Return each line of the listing below, unchanged, and omit the images.

## Data section
-------
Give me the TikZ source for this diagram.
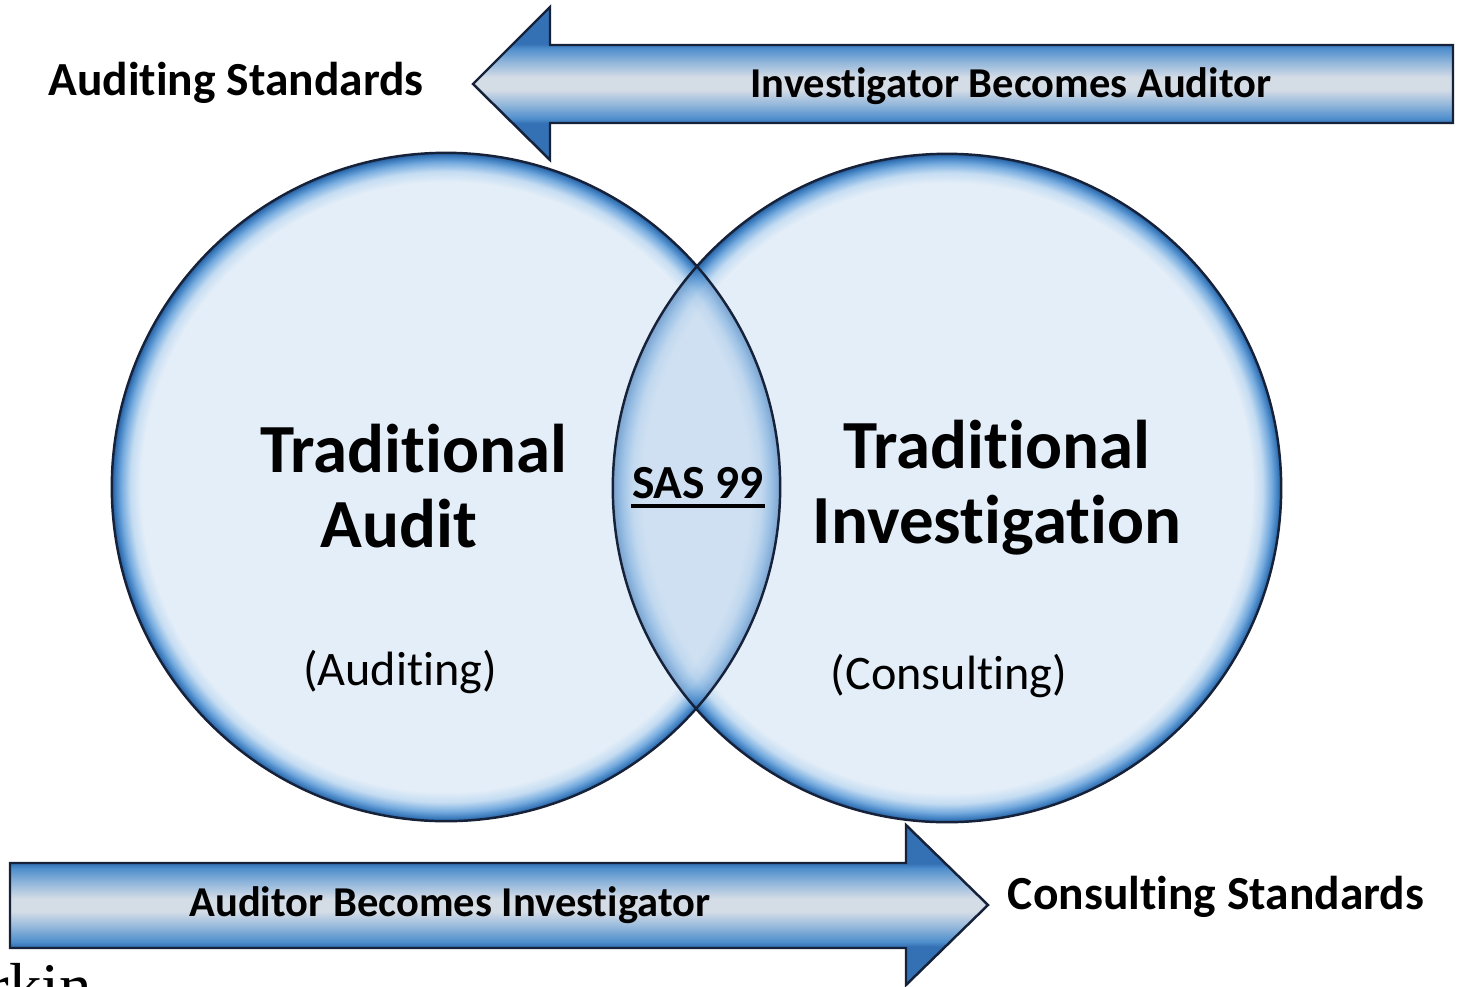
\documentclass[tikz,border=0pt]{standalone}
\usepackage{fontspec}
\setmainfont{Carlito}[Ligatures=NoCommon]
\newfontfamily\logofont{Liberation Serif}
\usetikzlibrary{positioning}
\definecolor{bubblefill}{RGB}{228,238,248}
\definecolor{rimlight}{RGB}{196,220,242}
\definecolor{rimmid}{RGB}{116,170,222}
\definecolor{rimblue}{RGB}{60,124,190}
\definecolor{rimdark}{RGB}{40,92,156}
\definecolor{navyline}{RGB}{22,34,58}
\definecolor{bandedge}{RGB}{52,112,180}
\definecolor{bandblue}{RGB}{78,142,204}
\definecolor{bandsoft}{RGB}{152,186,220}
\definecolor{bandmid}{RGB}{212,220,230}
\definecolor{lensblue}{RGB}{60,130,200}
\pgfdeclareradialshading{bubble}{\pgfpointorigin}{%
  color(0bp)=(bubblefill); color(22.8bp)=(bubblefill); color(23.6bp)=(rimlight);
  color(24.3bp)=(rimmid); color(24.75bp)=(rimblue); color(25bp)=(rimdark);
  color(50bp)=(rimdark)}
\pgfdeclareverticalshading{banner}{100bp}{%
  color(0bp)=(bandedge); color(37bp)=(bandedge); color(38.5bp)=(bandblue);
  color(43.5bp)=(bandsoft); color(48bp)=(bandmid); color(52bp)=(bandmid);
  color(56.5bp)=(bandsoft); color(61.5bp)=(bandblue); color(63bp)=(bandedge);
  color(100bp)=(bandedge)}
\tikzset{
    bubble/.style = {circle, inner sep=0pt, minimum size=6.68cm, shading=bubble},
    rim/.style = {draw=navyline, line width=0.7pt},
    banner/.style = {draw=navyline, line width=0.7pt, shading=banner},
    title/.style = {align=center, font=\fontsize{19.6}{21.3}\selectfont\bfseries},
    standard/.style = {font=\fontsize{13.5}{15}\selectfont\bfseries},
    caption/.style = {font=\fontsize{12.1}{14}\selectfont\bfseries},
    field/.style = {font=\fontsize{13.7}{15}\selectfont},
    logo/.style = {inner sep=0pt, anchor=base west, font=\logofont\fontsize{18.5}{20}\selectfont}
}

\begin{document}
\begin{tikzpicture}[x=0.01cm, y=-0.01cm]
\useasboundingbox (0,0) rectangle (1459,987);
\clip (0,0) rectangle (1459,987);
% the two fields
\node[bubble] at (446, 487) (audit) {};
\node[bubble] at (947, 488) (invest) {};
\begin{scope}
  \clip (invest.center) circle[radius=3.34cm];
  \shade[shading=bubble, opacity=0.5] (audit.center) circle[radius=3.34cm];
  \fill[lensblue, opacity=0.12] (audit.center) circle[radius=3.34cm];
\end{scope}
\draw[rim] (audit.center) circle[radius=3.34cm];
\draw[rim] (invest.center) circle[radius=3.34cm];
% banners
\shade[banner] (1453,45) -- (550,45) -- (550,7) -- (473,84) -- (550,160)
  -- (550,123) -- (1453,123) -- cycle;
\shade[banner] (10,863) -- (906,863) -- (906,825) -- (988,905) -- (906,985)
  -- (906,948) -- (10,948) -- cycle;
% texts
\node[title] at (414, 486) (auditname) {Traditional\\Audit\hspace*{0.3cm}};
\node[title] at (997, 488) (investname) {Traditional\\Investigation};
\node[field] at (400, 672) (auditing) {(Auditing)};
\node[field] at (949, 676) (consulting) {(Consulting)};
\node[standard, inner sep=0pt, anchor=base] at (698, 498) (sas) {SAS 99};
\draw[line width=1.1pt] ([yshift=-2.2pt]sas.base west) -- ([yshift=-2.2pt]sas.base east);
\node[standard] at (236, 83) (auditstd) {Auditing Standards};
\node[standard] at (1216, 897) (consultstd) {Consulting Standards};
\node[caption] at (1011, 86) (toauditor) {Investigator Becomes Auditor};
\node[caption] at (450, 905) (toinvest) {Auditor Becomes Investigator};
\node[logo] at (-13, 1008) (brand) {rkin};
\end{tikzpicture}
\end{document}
-------
## Solution to the exercise
Give me the TikZ source for this diagram.
\documentclass[tikz,border=0pt]{standalone}
\usepackage{fontspec}
\setmainfont{Carlito}[Ligatures=NoCommon]
\newfontfamily\logofont{Liberation Serif}
\usetikzlibrary{positioning}
\definecolor{bubblefill}{RGB}{228,238,248}
\definecolor{rimlight}{RGB}{196,220,242}
\definecolor{rimmid}{RGB}{116,170,222}
\definecolor{rimblue}{RGB}{60,124,190}
\definecolor{rimdark}{RGB}{40,92,156}
\definecolor{navyline}{RGB}{22,34,58}
\definecolor{bandedge}{RGB}{52,112,180}
\definecolor{bandblue}{RGB}{78,142,204}
\definecolor{bandsoft}{RGB}{152,186,220}
\definecolor{bandmid}{RGB}{212,220,230}
\definecolor{lensblue}{RGB}{60,130,200}
\pgfdeclareradialshading{bubble}{\pgfpointorigin}{%
  color(0bp)=(bubblefill); color(22.8bp)=(bubblefill); color(23.6bp)=(rimlight);
  color(24.3bp)=(rimmid); color(24.75bp)=(rimblue); color(25bp)=(rimdark);
  color(50bp)=(rimdark)}
\pgfdeclareverticalshading{banner}{100bp}{%
  color(0bp)=(bandedge); color(37bp)=(bandedge); color(38.5bp)=(bandblue);
  color(43.5bp)=(bandsoft); color(48bp)=(bandmid); color(52bp)=(bandmid);
  color(56.5bp)=(bandsoft); color(61.5bp)=(bandblue); color(63bp)=(bandedge);
  color(100bp)=(bandedge)}
\tikzset{
    bubble/.style = {circle, inner sep=0pt, minimum size=6.68cm, shading=bubble},
    rim/.style = {draw=navyline, line width=0.7pt},
    banner/.style = {draw=navyline, line width=0.7pt, shading=banner},
    title/.style = {align=center, font=\fontsize{19.6}{21.3}\selectfont\bfseries},
    standard/.style = {font=\fontsize{13.5}{15}\selectfont\bfseries},
    caption/.style = {font=\fontsize{12.1}{14}\selectfont\bfseries},
    field/.style = {font=\fontsize{13.7}{15}\selectfont},
    logo/.style = {inner sep=0pt, anchor=base west, font=\logofont\fontsize{18.5}{20}\selectfont}
}

\begin{document}
\begin{tikzpicture}[x=0.01cm, y=-0.01cm]
\useasboundingbox (0,0) rectangle (1459,987);
\clip (0,0) rectangle (1459,987);
% the two fields
\node[bubble] at (446, 487) (audit) {};
\node[bubble] at (947, 488) (invest) {};
\begin{scope}
  \clip (invest.center) circle[radius=3.34cm];
  \shade[shading=bubble, opacity=0.5] (audit.center) circle[radius=3.34cm];
  \fill[lensblue, opacity=0.12] (audit.center) circle[radius=3.34cm];
\end{scope}
\draw[rim] (audit.center) circle[radius=3.34cm];
\draw[rim] (invest.center) circle[radius=3.34cm];
% banners
\shade[banner] (1453,45) -- (550,45) -- (550,7) -- (473,84) -- (550,160)
  -- (550,123) -- (1453,123) -- cycle;
\shade[banner] (10,863) -- (906,863) -- (906,825) -- (988,905) -- (906,985)
  -- (906,948) -- (10,948) -- cycle;
% texts
\node[title] at (414, 486) (auditname) {Traditional\\Audit\hspace*{0.3cm}};
\node[title] at (997, 488) (investname) {Traditional\\Investigation};
\node[field] at (400, 672) (auditing) {(Auditing)};
\node[field] at (949, 676) (consulting) {(Consulting)};
\node[standard, inner sep=0pt, anchor=base] at (698, 498) (sas) {SAS 99};
\draw[line width=1.1pt] ([yshift=-2.2pt]sas.base west) -- ([yshift=-2.2pt]sas.base east);
\node[standard] at (236, 83) (auditstd) {Auditing Standards};
\node[standard] at (1216, 897) (consultstd) {Consulting Standards};
\node[caption] at (1011, 86) (toauditor) {Investigator Becomes Auditor};
\node[caption] at (450, 905) (toinvest) {Auditor Becomes Investigator};
\node[logo] at (-13, 1008) (brand) {rkin};
\end{tikzpicture}
\end{document}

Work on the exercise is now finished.